If you want to both “help” and “teach” at the same time, here’s how: become a robot. Create no input, just obey orders and be a second set of hands. Let the other person provide all direction. Only answer direct questions, don’t offer more. Be there to catch.

They have to figure it out. You’re just a combination forklift and search engine. They’re the brains of the operation.

Do that once, and they probably won’t need you again.

In the interest of opening up a little… that last part is probably why so few people, including myself, do things this way. To teach well is to lessen others’ reliance on you. To make yourself a little less needed each time. And that’s what you should be doing (especially with kids), because not only do you make them better but you also replace a relationship based on dependence with one based on respect and love and far deeper bonds. But if you, like me, find yourself often valuing yourself based only on what you can do for others, then it can be hard to deliberately push that away.

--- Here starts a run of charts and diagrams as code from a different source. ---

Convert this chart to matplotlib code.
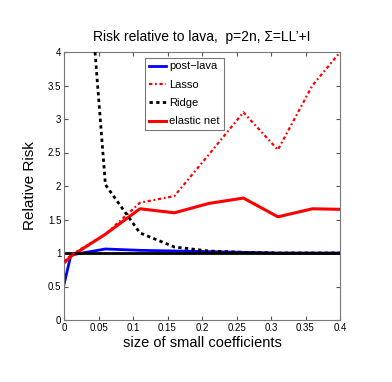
import matplotlib
matplotlib.use("Agg")
import matplotlib.pyplot as plt
import numpy as np

plt.rcParams['font.family'] = ['Liberation Sans', 'DejaVu Sans']

x = [0, 0.01, 0.06, 0.11, 0.16, 0.21, 0.26, 0.31, 0.36, 0.41]
post_lava = [0.53, 0.97, 1.06, 1.04, 1.03, 1.02, 1.01, 1.0, 1.0, 1.0]
lasso = [0.87, 0.97, 1.28, 1.75, 1.85, 2.47, 3.10, 2.54, 3.50, 4.12]
ridge = [10.0, 8.6, 2.02, 1.30, 1.09, 1.03, 1.01, 1.0, 1.0, 1.0]
elastic = [0.85, 0.95, 1.28, 1.66, 1.60, 1.74, 1.82, 1.54, 1.66, 1.65]
lava_ref = [1.0] * len(x)

xticks = [0, 0.05, 0.1, 0.15, 0.2, 0.25, 0.3, 0.35, 0.4]
xticklabels = ['0', '0.05', '0.1', '0.15', '0.2', '0.25', '0.3', '0.35', '0.4']
yticks = [0, 0.5, 1, 1.5, 2, 2.5, 3, 3.5, 4]
yticklabels = ['0', '0.5', '1', '1.5', '2', '2.5', '3', '3.5', '4']

fig = plt.figure(figsize=(3.92, 3.82), dpi=100)
ax = fig.add_axes([64/392, 62/382, 276/392, 268/382])

ax.plot(x, post_lava, color='blue', lw=2.0, label='post\u2212lava', zorder=2)
ax.plot(x, lava_ref, color='black', lw=2.0, zorder=2.5)
ax.plot(x, lasso, color='red', lw=1.6, ls=(0, (1.5, 1.2, 0.8, 1.2)), label='Lasso', zorder=3)
ax.plot(x, ridge, color='black', lw=2.0, ls=(0, (1.2, 1.2)), label='Ridge', zorder=3)
ax.plot(x, elastic, color='red', lw=2.2, label='elastic net', zorder=2)

ax.set_xlim(0, 0.4)
ax.set_ylim(0, 4)
ax.set_xticks(xticks)
ax.set_xticklabels(xticklabels)
ax.set_yticks(yticks)
ax.set_yticklabels(yticklabels)
ax.tick_params(direction='in', top=True, right=True, labelsize=7, length=3, color='#555555', pad=2)
for s in ax.spines.values():
    s.set_color('#777777')
    s.set_linewidth(0.8)

ax.set_title("Risk relative to lava,  p=2n, \u03a3=LL\u2019+I", fontsize=10, pad=8)
ax.set_xlabel('size of small coefficients', fontsize=10.5, labelpad=2)
ax.set_ylabel('Relative Risk', fontsize=11, labelpad=8)

leg = ax.legend(loc='upper left', bbox_to_anchor=(0.275, 1.0), fontsize=8,
                handlelength=1.5, handletextpad=0.3, borderpad=0.35, labelspacing=0.75,
                fancybox=False, edgecolor='#777777', framealpha=1)
leg.get_frame().set_linewidth(0.8)

fig.savefig('out.png', dpi=100)
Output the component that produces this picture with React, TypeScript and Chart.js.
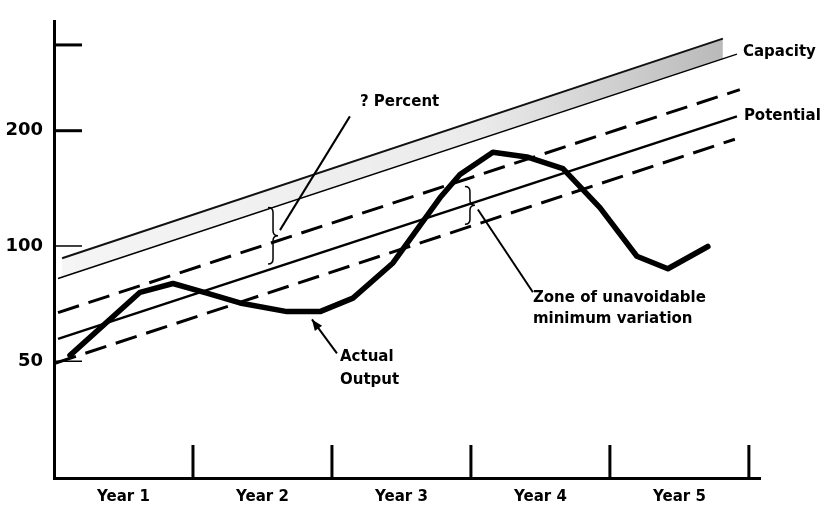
import React, { useEffect, useRef } from 'react';
import { Chart, registerables } from 'chart.js';

Chart.register(...registerables);

// ---- axis data ----
const yearLabels = ['Year 1', 'Year 2', 'Year 3', 'Year 4', 'Year 5'];
const yearLabelPositions = [0.5, 1.5, 2.5, 3.5, 4.5];
const yearTickPositions = [1, 2, 3, 4, 5];
const yTickValues = [50, 100, 200, 335];
const yTickLabels = ['50', '100', '200', ''];

// ---- series data (x in years, y in output units, log scale) ----
const capacityTopYears = [0.058, 4.813];
const capacityTopValues = [92.9, 348];
const capacityBottomYears = [0.058, 4.813];
const capacityBottomValues = [82.7, 308];
const capacityLineYears = [0.029, 4.914];
const capacityLineValues = [82.2, 317];
const zoneUpperYears = [0.029, 4.935];
const zoneUpperValues = [67.0, 256];
const potentialYears = [0.029, 4.914];
const potentialValues = [57.2, 218];
const zoneLowerYears = [0.007, 4.899];
const zoneLowerValues = [49.4, 190];
const actualYears = [0.115, 0.619, 0.856, 1.1, 1.338, 1.676, 1.914, 2.151, 2.439, 2.777, 2.921, 3.158, 3.403, 3.662, 3.928, 4.194, 4.417, 4.705];
const actualValues = [51.8, 75.7, 79.8, 75.3, 71.0, 67.4, 67.4, 73.1, 90.3, 133.6, 153.7, 175.8, 170.8, 159.2, 126, 94.0, 87.2, 99.7];

const pts = (xs: number[], ys: number[]) => xs.map((x, i) => ({ x, y: ys[i] }));

const FONT = "'DejaVu Sans', 'Noto Sans', sans-serif";

const annotationPlugin = {
  id: 'schematicAnnotations',
  afterDatasetsDraw(chart: any) {
    const { ctx, scales } = chart;
    const xs = scales.x;
    const ys = scales.y;
    const X = (v: number) => xs.getPixelForValue(v);
    const Y = (v: number) => ys.getPixelForValue(v);
    const left = chart.chartArea.left;
    const bottom = chart.chartArea.bottom;
    ctx.save();
    ctx.strokeStyle = '#000';
    ctx.fillStyle = '#000';
    ctx.lineCap = 'butt';

    // inward y ticks
    yTickValues.forEach((v) => {
      ctx.lineWidth = v >= 200 ? 3 : 1.5;
      ctx.beginPath();
      ctx.moveTo(left, Y(v));
      ctx.lineTo(left + 28, Y(v));
      ctx.stroke();
    });
    // inward x ticks
    ctx.lineWidth = 3;
    yearTickPositions.forEach((v) => {
      ctx.beginPath();
      ctx.moveTo(X(v), bottom);
      ctx.lineTo(X(v), bottom - 33);
      ctx.stroke();
    });

    const line = (x1: number, y1: number, x2: number, y2: number, w: number) => {
      ctx.lineWidth = w;
      ctx.beginPath();
      ctx.moveTo(X(x1), Y(y1));
      ctx.lineTo(X(x2), Y(y2));
      ctx.stroke();
    };
    const brace = (xv: number, topV: number, botV: number) => {
      const x = X(xv);
      const t = Y(topV);
      const b = Y(botV);
      const m = (t + b) / 2;
      const w = 5;
      ctx.lineWidth = 1.5;
      ctx.beginPath();
      ctx.moveTo(x - w, t);
      ctx.quadraticCurveTo(x, t, x, t + w);
      ctx.lineTo(x, m - w);
      ctx.quadraticCurveTo(x, m, x + w, m);
      ctx.quadraticCurveTo(x, m, x, m + w);
      ctx.lineTo(x, b - w);
      ctx.quadraticCurveTo(x, b, x - w, b);
      ctx.stroke();
    };

    // braces
    brace(1.576, 126, 89.7);
    brace(2.993, 143, 114);

    // pointer lines
    line(2.129, 218, 1.626, 110, 2);
    line(3.05, 124.5, 3.446, 75.7, 2);

    // arrow for actual output
    const hx = X(1.856), hy = Y(64.3);
    const tx = X(2.036), ty = Y(52.4);
    ctx.lineWidth = 2;
    ctx.beginPath();
    ctx.moveTo(tx, ty);
    ctx.lineTo(hx, hy);
    ctx.stroke();
    const ang = Math.atan2(hy - ty, hx - tx);
    const L = 11, W = 4.5;
    ctx.beginPath();
    ctx.moveTo(hx, hy);
    ctx.lineTo(hx - L * Math.cos(ang) + W * Math.sin(ang), hy - L * Math.sin(ang) - W * Math.cos(ang));
    ctx.lineTo(hx - L * Math.cos(ang) - W * Math.sin(ang), hy - L * Math.sin(ang) + W * Math.cos(ang));
    ctx.closePath();
    ctx.fill();

    // texts
    ctx.font = `bold 15px ${FONT}`;
    ctx.textBaseline = 'middle';
    ctx.textAlign = 'left';
    ctx.fillText('Capacity', X(4.957), Y(321));
    ctx.fillText('Potential', X(4.964), Y(218));
    ctx.fillText('? Percent', X(2.201), Y(237));
    ctx.fillText('Zone of unavoidable', X(3.446), Y(73.1));
    ctx.fillText('minimum variation', X(3.446), Y(64.3));
    ctx.fillText('Actual', X(2.058), Y(51.2));
    ctx.fillText('Output', X(2.058), Y(44.7));
    ctx.restore();
  },
};

export default function App() {
  const ref = useRef<HTMLCanvasElement | null>(null);
  useEffect(() => {
    if (!ref.current) return;
    const bandFill = (c: any) => {
      const ch = c.chart;
      const area = ch.chartArea;
      if (!area) return 'rgba(0,0,0,0.1)';
      const g = ch.ctx.createLinearGradient(area.left, 0, area.right, 0);
      g.addColorStop(0, 'rgba(0,0,0,0.04)');
      g.addColorStop(0.6, 'rgba(0,0,0,0.08)');
      g.addColorStop(1, 'rgba(0,0,0,0.3)');
      return g;
    };
    const chart = new Chart(ref.current, {
      type: 'line',
      data: {
        datasets: [
          { label: 'Capacity band', data: pts(capacityTopYears, capacityTopValues), borderColor: '#111', borderWidth: 2, pointRadius: 0, fill: { target: 1 }, backgroundColor: bandFill },
          { label: 'Capacity band bottom', data: pts(capacityBottomYears, capacityBottomValues), borderWidth: 0, borderColor: 'rgba(0,0,0,0)', pointRadius: 0, fill: false },
          { label: 'Capacity', data: pts(capacityLineYears, capacityLineValues), borderColor: '#000', borderWidth: 1.5, pointRadius: 0, fill: false },
          { label: 'Zone upper', data: pts(zoneUpperYears, zoneUpperValues), borderColor: '#000', borderWidth: 3, borderDash: [22, 10], pointRadius: 0, fill: false },
          { label: 'Potential', data: pts(potentialYears, potentialValues), borderColor: '#000', borderWidth: 2.5, pointRadius: 0, fill: false },
          { label: 'Zone lower', data: pts(zoneLowerYears, zoneLowerValues), borderColor: '#000', borderWidth: 3, borderDash: [22, 10], pointRadius: 0, fill: false },
          { label: 'Actual Output', data: pts(actualYears, actualValues), borderColor: '#000', borderWidth: 5.5, pointRadius: 0, fill: false, tension: 0, borderJoinStyle: 'round', borderCapStyle: 'round' },
        ],
      },
      options: {
        animation: false,
        responsive: false,
        events: [],
        layout: { padding: { top: 9, right: 63, left: 0, bottom: 0 } },
        plugins: { legend: { display: false }, tooltip: { enabled: false } },
        scales: {
          x: {
            type: 'linear',
            min: 0,
            max: 5.08,
            bounds: 'data',
            grid: { display: false, drawTicks: false },
            border: { display: true, color: '#000', width: 3 },
            afterBuildTicks: (s: any) => { s.ticks = yearLabelPositions.map((v) => ({ value: v })); },
            afterFit: (s: any) => { s.height = 30; },
            ticks: {
              padding: 10,
              color: '#000',
              font: { family: FONT, size: 15, weight: 'bold' },
              maxRotation: 0,
              autoSkip: false,
              callback: (v: any) => { const i = yearLabelPositions.indexOf(Number(v)); return i >= 0 ? yearLabels[i] : ''; },
            },
          },
          y: {
            type: 'logarithmic',
            min: 24.78,
            max: 385,
            bounds: 'data',
            grid: { display: false, drawTicks: false },
            border: { display: true, color: '#000', width: 3 },
            afterBuildTicks: (s: any) => { s.ticks = yTickValues.map((v) => ({ value: v })); },
            afterFit: (s: any) => { s.width = 54; },
            ticks: {
              padding: 11,
              color: '#000',
              font: { family: FONT, size: 18, weight: 'bold' },
              autoSkip: false,
              callback: (v: any) => { const i = yTickValues.indexOf(Number(v)); return i >= 0 ? yTickLabels[i] : ''; },
            },
          },
        },
      },
      plugins: [annotationPlugin],
    } as any);
    return () => chart.destroy();
  }, []);
  return (
    <div style={{ position: 'absolute', left: 0, top: 0, width: 823, height: 508, background: '#fff' }}>
      <canvas ref={ref} width={823} height={508} />
    </div>
  );
}
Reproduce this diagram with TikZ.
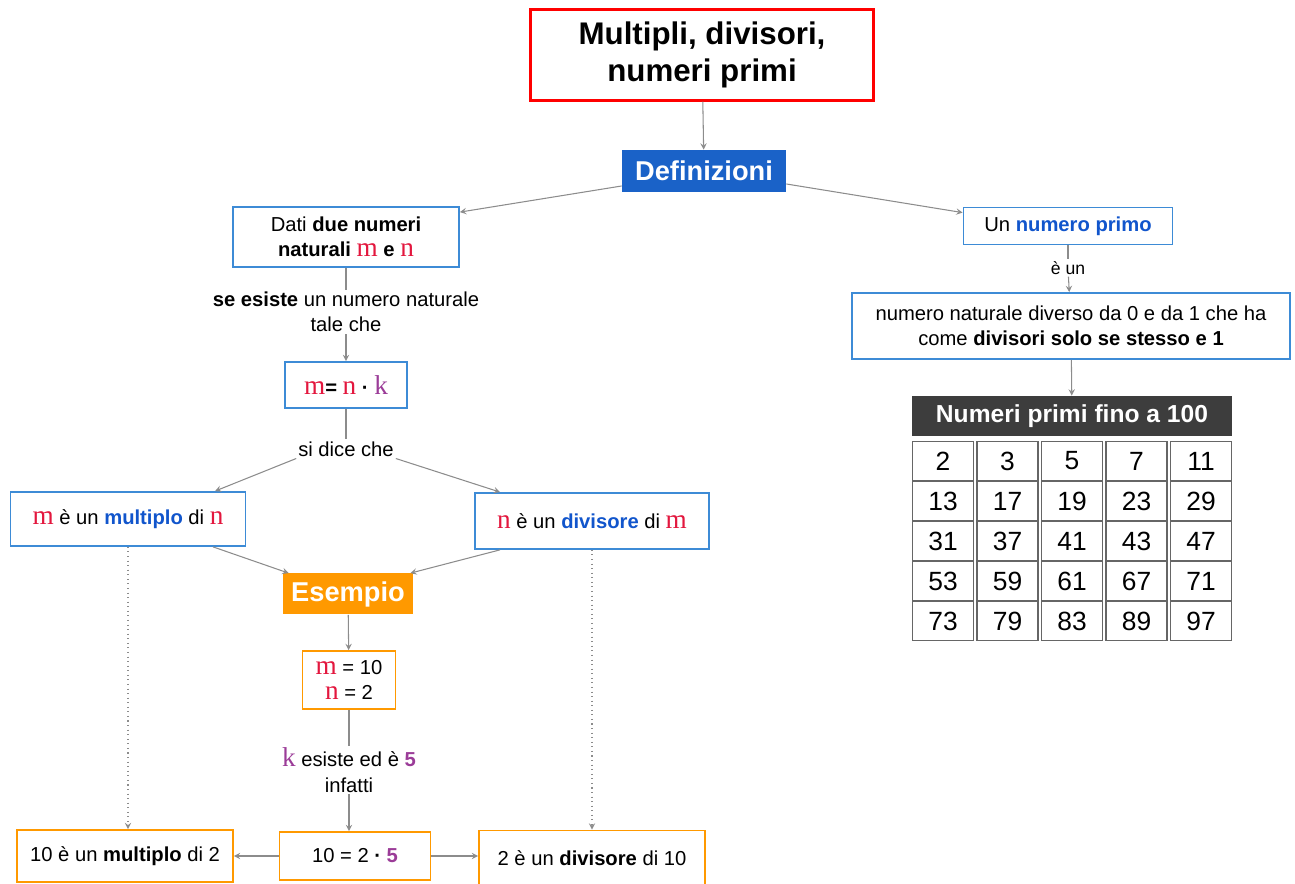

When I was a young man in my late teens, I found myself (as young men of that age often do) in a bit of a pickle – a difficult situation, the exact details of which are not relevant here. I managed to resolve it myself, and only after that did my father learn about the whole thing. He was initially shocked and appalled that I hadn’t come to him when I had the problem; I generally did. He said, “Why didn’t you just tell me? I could have taken care of this in a day. You know I have superpowers.”

But really, that had been my entire motivation for resolving it myself. I knew he was so savvy, strong, competent that he could practically snap his fingers and it would have been over. But I told him: “If I never figure it out on my own, how do I get my own superpowers?”

We hugged. It was a good day. And, truth be told, it didn’t make me need him one iota less.